Under the FW Act, the general rule is that an employee of a business with more than 15 employees and who has greater than 12 months continuous service is entitled to redundancy pay if their position is no longer available. However, s 122 of the FW Act sets out conditions which may limit the need to provide redundancy in the case of a transfer of employment:

  • The employee is offered ‘suitable and alternative’ employment within the buyer’s business; and
  • The buyer recognises the employee’s service with the previous business.

If the employee refuses ‘suitable and alternative’ employment in the buyer’s business, they will not be entitled to redundancy pay – because a ‘more or less’ same job has been provided to them.

There is no obligation for the buyer to bring across employees when they purchase the business. However, as this may prevent the seller from offering ‘suitable and alternative’ employment, this may trigger the need for the seller to provide redundancy pay.

Can a buyer refuse to recognise the employee’s previous service?

The general rule is that if an employee transfers employment to the buyer, their previous service will be recognised by the buyer. However, s 22(5) of the FW Act sets out that the buyer may decide to not recognise their service for the purposes of redundancy pay and annual leave. This may, of course, trigger the need for the seller to pay out these entitlements. Whether the buyer chooses to recognise the employee’s previous service impacts on the obligations of the seller to those employees. These costs need to be considered in the sale of business and may add to the complexity of the sale of business. Is your head starting to spin yet? Wait, it gets worse.

What about leave entitlements? (annual, personal and long service leave)

If the buyer decides to not recognise the employee’s service with the previous employer (eg for the purposes of annual leave), if the employee transfers across, personal leave and long service leave accruals will likely transfer with that employee. Generally, both personal leave and long service leave cannot be ‘cashed out’ as they are entitlements that must be ‘taken’. You may need to refer to the employee’s modern award of enterprise agreement for the specifics on how to treat these leave accruals.

While it is possible for the buyer to refuse to recognise the employee’s previous service for the purposes of annual leave and redundancy pay, the added complexity of then needing to recognise their previous service for other entitlements (such as personal leave and long service leave) often make this option more trouble than it’s worth – particularly given that all of these costs can be ‘worked into’ the sale of business price.

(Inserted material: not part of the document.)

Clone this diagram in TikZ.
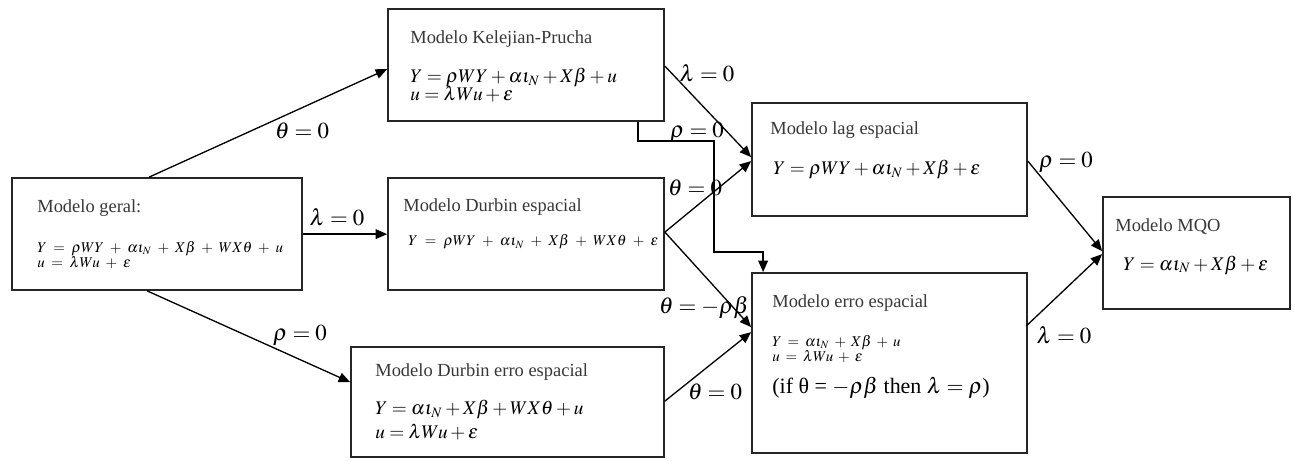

Therefore, when a buyer is going to bring across employees from the seller to the new business, as a general rule, we recommend recognising the employee’s previous service, but reduce the sale of business price by these leave entitlement liabilities.

Conclusion

Transfer of business is a particularly complex area of industrial law. The decisions that sellers and buyers make may lead to inadvertent consequences, including having an impact on the purchase price of the business. Workplace Wizards regularly assists both buyer and seller clients navigate through this process and work with party’s commercial lawyers/experts to reduce the time and ‘headaches’ this process brings.